I've thought alot about Zimmerman's statement. It reminded me of the concept in poetry of "enjambment" where the implied silence at the ends of lines can be crafted to carry meanings that nuance, augment, or contradict readings that obey the conventions of punctuation. In poetry that employs enjambment, the poet has attended to the spaces between lines and found opportunities for meaning to accrue in those spaces. These spaces are silences, absences, thought to be voids or vacuums. Yet through considered attention to the framing of those silences, they are made full with meaning.

This particular fragmentary model from poetry offers game makers opportunities to make something from the limitations.

Posing the question as "Incompleteness" may not be fair. Certainly a map is incomplete when compared to the reality from whence it was derived, but the map will provide a bias that helps reveal certain specific truths about that reality and make them explicit.

The drive toward visual verisimilitude in videogames recapitulates cinematic fiction's drive toward verisimilitude in "special" effects, and they both recapitulate the drive that painting experienced in the 14th and 15th centuries. Animated cartoons also have long experienced this drive. Chuck Jones, famed animator for Warner Brothers, is reputed to have questioned why animated cartoons should strive to replicate visual reality when that goal imposes limits on the expressive potential of the medium. The elastic reality of his animation models potentials for expression that far outstrip versimilitude.

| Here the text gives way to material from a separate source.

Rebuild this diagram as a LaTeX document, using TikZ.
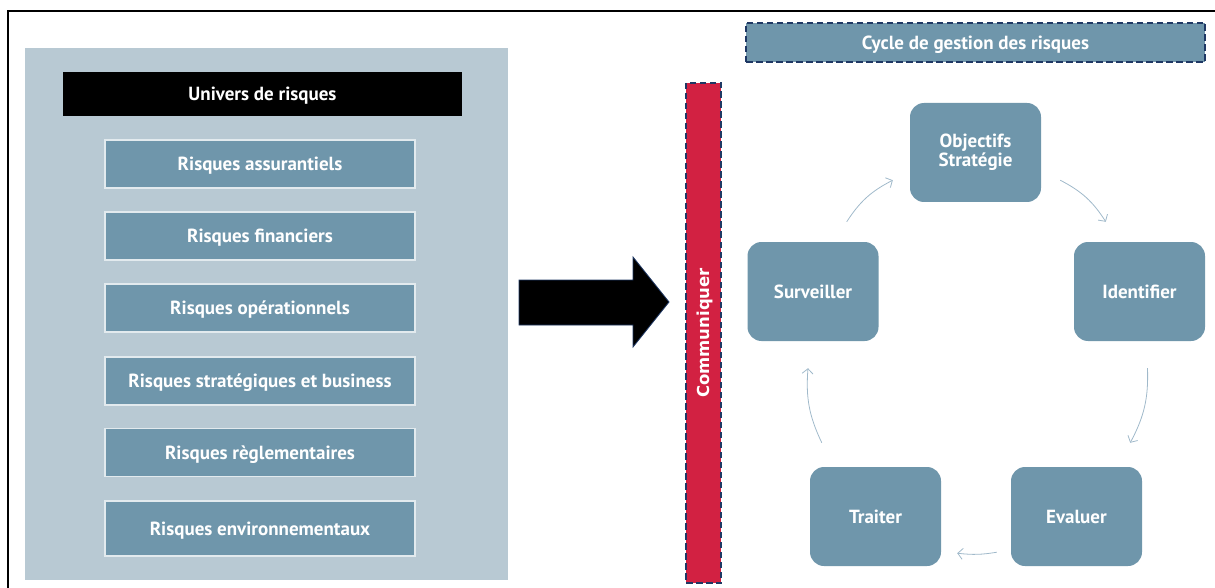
\documentclass[tikz,border=0pt]{standalone}
\usepackage{fontspec}
\setmainfont{PT Sans}
\newfontfamily\widefont{DejaVu Sans}
\usetikzlibrary{arrows.meta}

\definecolor{panelgrey}{RGB}{184,201,211}
\definecolor{riskblue}{RGB}{111,150,171}
\definecolor{commred}{RGB}{210,33,66}
\definecolor{navydash}{RGB}{31,56,100}
\definecolor{arrowgrey}{RGB}{160,185,202}

\begin{document}
\begin{tikzpicture}[x=1pt,y=-1pt]
    \tikzstyle{every node}=[font=\fontsize{19}{19}\selectfont\bfseries, text=white, inner sep=0pt, text depth=0pt]
    \tikzstyle{riskbox}=[fill=riskblue, draw=white!80!riskblue, line width=1.2pt, minimum width=310pt, minimum height=48pt]
    \tikzstyle{cyclebox}=[fill=riskblue, rounded corners=14pt, minimum width=131pt, minimum height=99pt, align=center]
    \tikzstyle{dashbox}=[draw=navydash, line width=1.8pt, dash pattern=on 6.5pt off 3.5pt]
    \tikzstyle{cyc}=[draw=arrowgrey, line width=0.8pt, -{Straight Barb[length=5pt,width=11pt]}]
    \useasboundingbox (0,0) rectangle (1215,588);
    % frame and left panel
    \draw[line width=2pt] (1215,11) -- (8,11) -- (8,588);
    \fill[panelgrey] (25,48) rectangle (508,580);
    % risk list
    \node[fill=black, minimum width=399pt, minimum height=44pt] (univ) at (262.5,94) {Univers de risques};
    \node[riskbox] (assur) at (260,164) {Risques assurantiels};
    \node[riskbox] (finan) at (260,236) {Risques financiers};
    \node[riskbox] (opera) at (260,308) {Risques opérationnels};
    \node[riskbox] (strat) at (260,381) {Risques stratégiques et business};
    \node[riskbox] (regle) at (260,452.5) {Risques règlementaires};
    \node[riskbox, minimum height=55pt] (envir) at (260,528.5) {Risques environnementaux};
    % big arrow
    \filldraw[fill=black, draw=navydash, line width=0.8pt] (519,280) -- (633,280) -- (633,257) -- (669,302)
        -- (633,347) -- (633,325) -- (519,325) -- cycle;
    % communication bar
    \node[dashbox, fill=commred, rotate=90, minimum width=500pt, minimum height=35pt,
        font=\widefont\fontsize{16.5}{18}\selectfont\bfseries] (comm) at (703.5,333) {Communiquer};
    % cycle
    \node[dashbox, fill=riskblue, minimum width=459pt, minimum height=39pt] (title) at (975.5,42.5) {Cycle de gestion des risques};
    \node[cyclebox, text depth=] (obj) at (975.5,152.5) {Objectifs\\Stratégie};
    \node[cyclebox] (ident) at (1139.5,291.5) {Identifier};
    \node[cyclebox] (surv) at (813,291.5) {Surveiller};
    \node[cyclebox] (eval) at (1076.5,516.5) {Evaluer};
    \node[cyclebox] (trait) at (875.5,516.5) {Traiter};
    % arrows between steps
    \draw[cyc] ([xshift=-32pt,yshift=20pt]surv.north east) to[bend left=15] ([xshift=-17pt,yshift=22pt]obj.south west);
    \draw[cyc] ([xshift=19pt,yshift=22pt]obj.south east) to[bend left=15] ([xshift=32pt,yshift=20pt]ident.north west);
    \draw[cyc] ([xshift=8pt,yshift=-27pt]ident.south) to[bend left=15] ([xshift=-12pt,yshift=24pt]eval.north east);
    \draw[cyc] ([xshift=-14pt,yshift=14pt]eval.south west) to[bend left=8] ([xshift=16pt,yshift=13pt]trait.south east);
    \draw[cyc] ([xshift=12pt,yshift=24pt]trait.north west) to[bend left=15] ([xshift=-5pt,yshift=-27pt]surv.south);
\end{tikzpicture}
\end{document}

I realize that the source of the original question comes from looking at "serious games" and their potential for use in training contexts for military and business applications. This would locate the question in the realm of simulations that have measurable outcomes (a perversion of Salen & Zimmerman's definition of games, with my humble apologies to both). The military applications may be a logical extreme test case for this. Militaries have the need to ramp up experience levels of ground soldiers without risk of catastrophic harm. In order to do so they have always had to create war "games" in visceral reality where risk of bodily injury to the trainee is mitigated to a degree that rendered these also "incomplete". Serious videogames have been hoped to help get closer to real and yet keep the risk level manageable.

Jesper Juul offers a definition of videogames as being half-real, and that this is there special condition. I need to make a closer reading of Juul's work, but I will hazard an extrapolation. Videogames in general, and - by extension - serious, humane, or socially conscious games in particular, are complete in and by their "incompleteness".